Somehow, all this was swept under the rug by state authorities — who followed Pullido for a while but didn’t think he needed to know about Pizzi’s intentions — just because Pizzi declines to follow through on the threat. Really? Really? He has to have come through on the threat? Ladra finds it hard to believe prosecutors did not have enough to charge on.
Some say Pizzi was tipped off by someone once the investigation got to the state attorney’s office and that is why the next time McGrath mentioned it, Pizzi slipped him a piece of paper that said he would call him. And that is why he never did call him.
For those of you who wonder where Pizzi might get $100,000, allow me to introduce one of the other incidents our locals ignored and that is under investigation by the feds — the “theft” of $200,000 from Pizzi’s office in 2009, shortly followed by a fire many suspect Pizzi started himself (or someone he trusts, like a McGrath type), which they are also looking into.
Maybe the feds should talk a little more with McGrath now that they are looking into Pizzi’s past. And they likely will talk to McGrath more, since they already talked to Joe Carillo, who called them again Sunday to add that McGrath was the guy who called him in 2009 to see if he could “recover” the “stolen” $200K.
Carillo had already talked to the FBI about the $200,000. He was the one who Pizzi called in 2009 about it to recover the funds.
“I need you to come to my office, where he told me that from his credenza, someone came in and stole $200,000. ‘They left me with $12,000,’ he told me,” Carillo told Ladra. But Pizzi did not want to call the police.
“Once he tells me that I’m not comfortable sitting in the seat I’m sitting in,” Carillo said, adding that when he left, he called his attorney, Fort Lauderdale’s Richard Rosenbaum and told him the story.
“He told me to contact law enforcement,” said Carillo, who promptly reported the incident to Miami-Dade Public Corruption Det. Luis Rodriguez, the same one who later said he was retaliated against by Miami-Dade Mayor Carlos “Not So Golden Boy” Gimenez (oh, and in a bizarre twist, Pizzi’s son, Stefan Pizzi, worked on Gimenez’s re-election phone bank).
This tip to police, like so many others, went nowhere.

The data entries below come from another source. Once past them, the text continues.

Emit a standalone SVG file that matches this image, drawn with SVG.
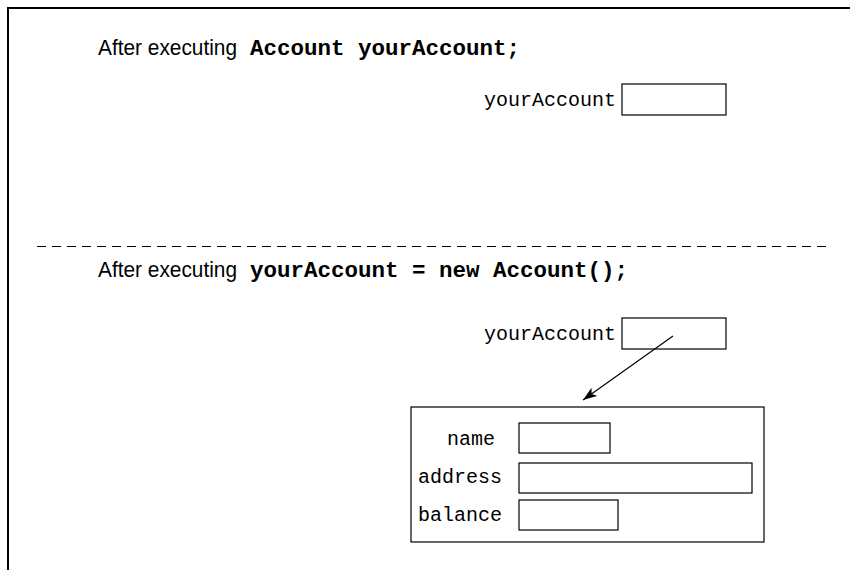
<svg xmlns="http://www.w3.org/2000/svg" width="850" height="570" viewBox="0 0 850 570">
  <style>
    .caption { font-family: "Liberation Sans", Arial, sans-serif; font-size: 22px; fill: #000; }
    .code { font-family: "Liberation Mono", "Courier New", monospace; font-size: 22.5px; font-weight: bold; fill: #000; }
    .label { font-family: "Liberation Mono", "Courier New", monospace; font-size: 20px; fill: #000; }
    .slot { fill: #fff; stroke: #000; stroke-width: 1.2; }
    .frame { fill: none; stroke: #000; stroke-width: 2; }
    .divider { fill: none; stroke: #000; stroke-width: 1.2; stroke-dasharray: 9 6; }
    .link { fill: none; stroke: #000; stroke-width: 1.2; }
  </style>
  <defs>
    <marker id="arrowhead" markerUnits="userSpaceOnUse" markerWidth="16" markerHeight="12" refX="14" refY="5" orient="auto">
      <path d="M0,0 L14,5 L0,10 L3.5,5 Z" fill="#000"/>
    </marker>
  </defs>

  <rect width="850" height="570" fill="#fff"/>

  <!-- page frame: top and left rules -->
  <path class="frame" d="M8,570 L8,8 L850,8"/>

  <!-- section 1: declaration only -->
  <g id="caption-declare">
    <text class="caption" x="98" y="55" textLength="139" lengthAdjust="spacingAndGlyphs">After executing</text>
    <text class="code" x="250" y="55">Account yourAccount;</text>
  </g>
  <g id="var-declared">
    <text class="label" x="484" y="106">yourAccount</text>
    <rect class="slot" x="622" y="84" width="104" height="31"/>
  </g>

  <!-- section separator -->
  <line class="divider" x1="37" y1="246.5" x2="829" y2="246.5"/>

  <!-- section 2: after instantiation -->
  <g id="caption-new">
    <text class="caption" x="98" y="277" textLength="139" lengthAdjust="spacingAndGlyphs">After executing</text>
    <text class="code" x="250" y="277">yourAccount = new Account();</text>
  </g>
  <g id="var-reference">
    <text class="label" x="484" y="340">yourAccount</text>
    <rect class="slot" x="622" y="318" width="104" height="31"/>
  </g>

  <g id="account-object">
    <rect class="slot" x="411" y="407" width="353" height="135"/>
    <text class="label" x="447" y="445">name</text>
    <rect class="slot" x="519" y="423" width="91" height="30"/>
    <text class="label" x="418" y="483">address</text>
    <rect class="slot" x="519" y="463" width="233" height="30"/>
    <text class="label" x="418" y="521">balance</text>
    <rect class="slot" x="519" y="500" width="99" height="30"/>
  </g>

  <!-- reference pointer -->
  <g id="connectors">
    <line class="link" x1="673" y1="336" x2="583" y2="400" marker-end="url(#arrowhead)"/>
  </g>
</svg>
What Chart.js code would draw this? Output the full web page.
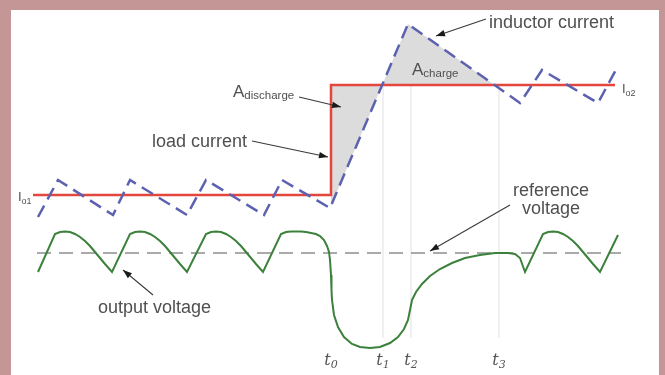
<!DOCTYPE html>
<html>
<head>
<meta charset="utf-8">
<script src="https://cdn.jsdelivr.net/npm/chart.js@4.4.0/dist/chart.umd.min.js"></script>
<style>
  html, body { margin: 0; padding: 0; }
  body { width: 665px; height: 375px; background: #c49696; position: relative; overflow: hidden; }
  #wrap { position: absolute; left: 11px; top: 10px; width: 648px; height: 365px; background: #fff; }
</style>
</head>
<body>
<div id="wrap"><canvas id="chart" width="648" height="365"></canvas></div>
<script>
// time axis in arbitrary units, levels in arbitrary units
const loadT = [33, 331, 331, 615];
const loadI = [180, 180, 290, 290];

const indT = [38, 58, 113, 130, 187, 206, 264, 282, 330, 408, 520, 542, 598, 618];
const indI = [158, 195, 160, 195, 160, 195, 160, 195, 167, 351, 272, 305, 272, 309];

// shaded A_discharge / A_charge region (follows the inductor ramp)
const areaT = [331, 408, 494.5];
const areaI = [169, 351, 290];

const voutT = [
  38, 55, 60, 65, 70, 75, 80, 85, 90, 95, 100, 105, 112,
  130, 135, 140, 145, 150, 155, 160, 165, 170, 175, 180, 187,
  206, 211, 216, 221, 226, 231, 236, 241, 246, 251, 256, 263,
  281, 286, 291, 296, 301, 306, 311, 316, 320, 324, 327, 329, 330, 331, 331.5,
  332, 334, 338, 344, 352, 360, 370, 380, 390, 398, 404, 408, 410, 412, 416,
  422, 430, 440, 452, 465, 480, 495, 508, 515, 520, 525,
  543, 548, 553, 558, 563, 568, 573, 578, 583, 588, 593, 600, 618
];
const voutV = [
  103, 141, 143, 143.5, 143, 141, 138, 134, 129, 123, 117, 111, 103,
  141, 143, 143.5, 143, 141, 138, 134, 129, 123, 117, 111, 103,
  141, 143, 143.5, 143, 141, 138, 134, 129, 123, 117, 111, 103,
  141, 143, 143.5, 143.5, 143.5, 143, 142, 141, 139, 135, 129, 123, 115, 100, 85,
  75, 60, 48, 38, 31, 28, 27, 28, 32, 38, 46, 55, 65, 75, 83,
  91, 99, 106, 112, 117, 120, 122, 122, 121, 117, 103,
  141, 143, 143.5, 143, 141, 138, 134, 129, 123, 117, 111, 103, 140
];

const refT = [37, 621];
const refV = [122, 122];

const markT = [331, 383, 411, 499];
const markSub = ["0", "1", "2", "3"];
const markBottom = 37;

const toXY = (xs, ys) => xs.map((x, i) => ({ x: x, y: ys[i] }));

function arrow(ctx, x1, y1, x2, y2) {
  ctx.beginPath();
  ctx.moveTo(x1, y1);
  ctx.lineTo(x2, y2);
  ctx.stroke();
  const a = Math.atan2(y2 - y1, x2 - x1);
  ctx.beginPath();
  ctx.moveTo(x2, y2);
  ctx.lineTo(x2 - 9 * Math.cos(a) + 3.2 * Math.sin(a), y2 - 9 * Math.sin(a) - 3.2 * Math.cos(a));
  ctx.lineTo(x2 - 9 * Math.cos(a) - 3.2 * Math.sin(a), y2 - 9 * Math.sin(a) + 3.2 * Math.cos(a));
  ctx.closePath();
  ctx.fill();
}

function subText(ctx, x, y, main, sub, mainFont, subFont, drop) {
  ctx.font = mainFont;
  ctx.fillText(main, x, y);
  const w = ctx.measureText(main).width;
  ctx.font = subFont;
  ctx.fillText(sub, x + w, y + drop);
}

const annotate = {
  id: "annotate",
  afterDatasetsDraw(chart) {
    const ctx = chart.ctx;
    const X = v => chart.scales.x.getPixelForValue(v);
    const Y = v => chart.scales.y.getPixelForValue(v);
    ctx.save();
    ctx.fillStyle = "#505050";
    ctx.textBaseline = "alphabetic";
    ctx.textAlign = "left";

    ctx.font = "18px 'Liberation Sans', Arial, sans-serif";
    ctx.fillText("inductor current", X(489), Y(347));
    ctx.fillText("load current", X(152), Y(228));
    ctx.fillText("output voltage", X(98), Y(62));
    ctx.textAlign = "center";
    ctx.fillText("reference", X(551), Y(179));
    ctx.fillText("voltage", X(551), Y(161));
    ctx.textAlign = "left";

    const sans = "'Liberation Sans', Arial, sans-serif";
    subText(ctx, X(233), Y(278), "A", "discharge", "17px " + sans, "11.5px " + sans, 2);
    subText(ctx, X(412), Y(300), "A", "charge", "17px " + sans, "11.5px " + sans, 2);
    subText(ctx, X(18), Y(174), "I", "o1", "13px " + sans, "9px " + sans, 3);
    subText(ctx, X(622), Y(282), "I", "o2", "13px " + sans, "9px " + sans, 3);

    // time markers under the plot
    ctx.fillStyle = "#555";
    markT.forEach((t, i) => {
      const mainFont = "italic 16px 'DejaVu Serif', serif";
      const subFont = "italic 11px 'DejaVu Serif', serif";
      ctx.font = mainFont;
      const w1 = ctx.measureText("t").width;
      ctx.font = subFont;
      const w2 = ctx.measureText(markSub[i]).width;
      subText(ctx, X(t) - (w1 + w2) / 2, Y(10), "t", markSub[i], mainFont, subFont, 3);
    });

    ctx.strokeStyle = "#3a3a3a";
    ctx.fillStyle = "#1a1a1a";
    ctx.lineWidth = 1.1;
    arrow(ctx, X(486), Y(356), X(436), Y(339));
    arrow(ctx, X(299), Y(278), X(341), Y(268));
    arrow(ctx, X(252), Y(234), X(328), Y(218));
    arrow(ctx, X(510), Y(170), X(430), Y(124));
    arrow(ctx, X(153), Y(80), X(123), Y(105));
    ctx.restore();
  }
};

const markerSets = markT.slice(1).map(t => ({
  label: "marker",
  data: toXY([t, t], [loadI[2], markBottom]),
  borderColor: "#e8e8e8",
  borderWidth: 1.3
}));

new Chart(document.getElementById("chart"), {
  type: "line",
  data: {
    datasets: [
      { label: "output voltage", data: toXY(voutT, voutV), borderColor: "#3b813b", borderWidth: 2 },
      { label: "reference voltage", data: toXY(refT, refV), borderColor: "#555", borderWidth: 1.2, borderDash: [14, 8] },
      { label: "inductor current", data: toXY(indT, indI), borderColor: "#5c61b0", borderWidth: 2.5, borderDash: [13, 7] },
      { label: "load current", data: toXY(loadT, loadI), borderColor: "#e3463d", borderWidth: 2.5 },
      {
        label: "area",
        data: toXY(areaT, areaI),
        borderColor: "rgba(0,0,0,0)",
        borderWidth: 0,
        backgroundColor: "#dcdcdc",
        fill: { value: loadI[2] }
      },
      ...markerSets
    ]
  },
  options: {
    responsive: false,
    animation: false,
    events: [],
    layout: { padding: 0 },
    elements: { point: { radius: 0 }, line: { tension: 0, borderCapStyle: "butt" } },
    scales: {
      x: { type: "linear", min: 11, max: 659, display: false },
      y: { type: "linear", min: 0, max: 365, display: false }
    },
    plugins: { legend: { display: false }, tooltip: { enabled: false } }
  },
  plugins: [annotate]
});
</script>
</body>
</html>
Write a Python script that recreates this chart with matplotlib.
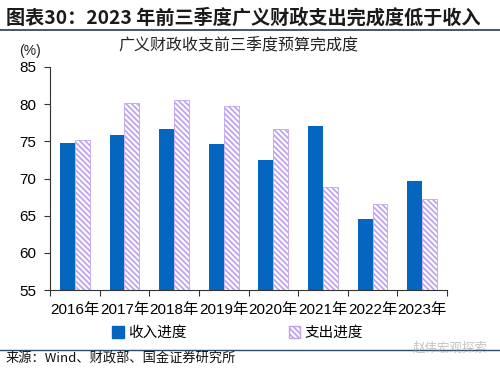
import matplotlib
matplotlib.use('Agg')
import matplotlib.pyplot as plt
import numpy as np
from matplotlib.patches import Patch

plt.rcParams['font.family'] = ['Liberation Sans', 'Noto Sans CJK SC', 'DejaVu Sans']
plt.rcParams['hatch.linewidth'] = 1.3

years = ['2016年', '2017年', '2018年', '2019年', '2020年', '2021年', '2022年', '2023年']
income = [74.8, 75.9, 76.6, 74.6, 72.5, 77.1, 64.6, 69.7]
spend = [75.2, 80.2, 80.6, 79.7, 76.7, 68.9, 66.6, 67.2]
yticks = [55, 60, 65, 70, 75, 80, 85]

blue = '#0566C0'
lav = '#BFA3EE'
plt.rcParams['hatch.color'] = lav
hatch = '\\' * 6

fig = plt.figure(figsize=(5, 3.7), dpi=100)
ax = fig.add_axes([0.1, 0.216, 0.794, 0.603])

x = np.arange(len(years))
w = 0.3
ax.bar(x - w/2, income, w, color=blue, zorder=2)
ax.bar(x + w/2, spend, w, color='white', edgecolor=lav, hatch=hatch, linewidth=0.6, zorder=2)

ax.set_ylim(55, 85)
ax.set_xlim(-0.5, len(years) - 0.5)
ax.set_yticks(yticks)
ax.set_xticks(np.arange(len(years) + 1) - 0.5)
ax.set_xticklabels([])
ax.tick_params(axis='x', length=4, width=0.8, color='#333333')
ax.tick_params(axis='y', length=4, width=0.8, color='#333333', labelsize=11, pad=6)
for i, lab in enumerate(years):
    ax.text(i, 53.3, lab, ha='center', va='top', fontsize=11)
for s in ['top', 'right']:
    ax.spines[s].set_visible(False)
for s in ['left', 'bottom']:
    ax.spines[s].set_color('#333333')
    ax.spines[s].set_linewidth(0.8)

# titles
fig.text(0.012, 0.952, '图表30：2023 年前三季度广义财政支出完成度低于收入',
         fontsize=13.8, fontweight='bold', style='italic', color='#1a1a1a',
         family=['Noto Sans CJK SC'], va='center')
fig.add_artist(plt.Line2D([0, 1], [0.918, 0.918], color='#2a3a4a', lw=1.2))
fig.text(0.477, 0.876, '广义财政收支前三季度预算完成度', fontsize=11.5,
         family=['Noto Sans CJK SC'], ha='center', va='center', color='#222222')
fig.text(0.06, 0.862, '(%)', fontsize=10, ha='center', va='center', color='#222222')

# legend
h1 = Patch(facecolor=blue, edgecolor=blue)
h2 = Patch(facecolor='white', edgecolor=lav, hatch=hatch)
fig.legend([h1, h2], ['收入进度', '支出进度'], loc='center', bbox_to_anchor=(0.475, 0.1),
           ncol=2, frameon=False, handlelength=0.8, handleheight=0.8,
           handletextpad=0.3, columnspacing=7.0, prop={'family': ['Noto Sans CJK SC'], 'size': 10.5})

fig.add_artist(plt.Line2D([0, 1], [0.055, 0.055], color='#2a4a6a', lw=1.0))
fig.text(0.012, 0.03, '来源：Wind、财政部、国金证券研究所', fontsize=9.5,
         family=['Noto Sans CJK SC'], va='center', color='#111111')
fig.text(0.9, 0.058, '赵伟宏观探索', fontsize=9, family=['Noto Sans CJK SC'],
         ha='center', va='center', color='#9a9a9a', alpha=0.6)

fig.savefig('out.png', dpi=100)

Now with the feds, Carillo explained that McGrath must be a confidant of sorts that can be questioned about other things, since his name comes back to the number that called him a few days after he left Pizzi’s office on that day they talked about the $200K.
“I never got back to Michael Pizzi. I went to Costa Rica and I get a call in Costa Rica from this guy and he wants to know how I am doing on the recovery,” Carillo said. “I told him I wasn’t working on it and didn’t want to know anything about Pizzi or about him.”
After he read the name in the Herald story, Carillo put two and two together and gave the connection to the authorities.
Many of us have heard and talked for years about these allegations, which were always swept under the rug for one reason or another by the local authorities. Many of us suspected that was because Pizzi was some sort of informant (must have been at the state level) and that is what made him such a sin verguenza. Un descarado.
If nothing else, this taped discussion — even if a drunken joke, and haven’t people been convicted for joking around like that? — shows that he is not the kind of man you want to have in elected office.
Thank God for the feds. Looks like the cavalry is here.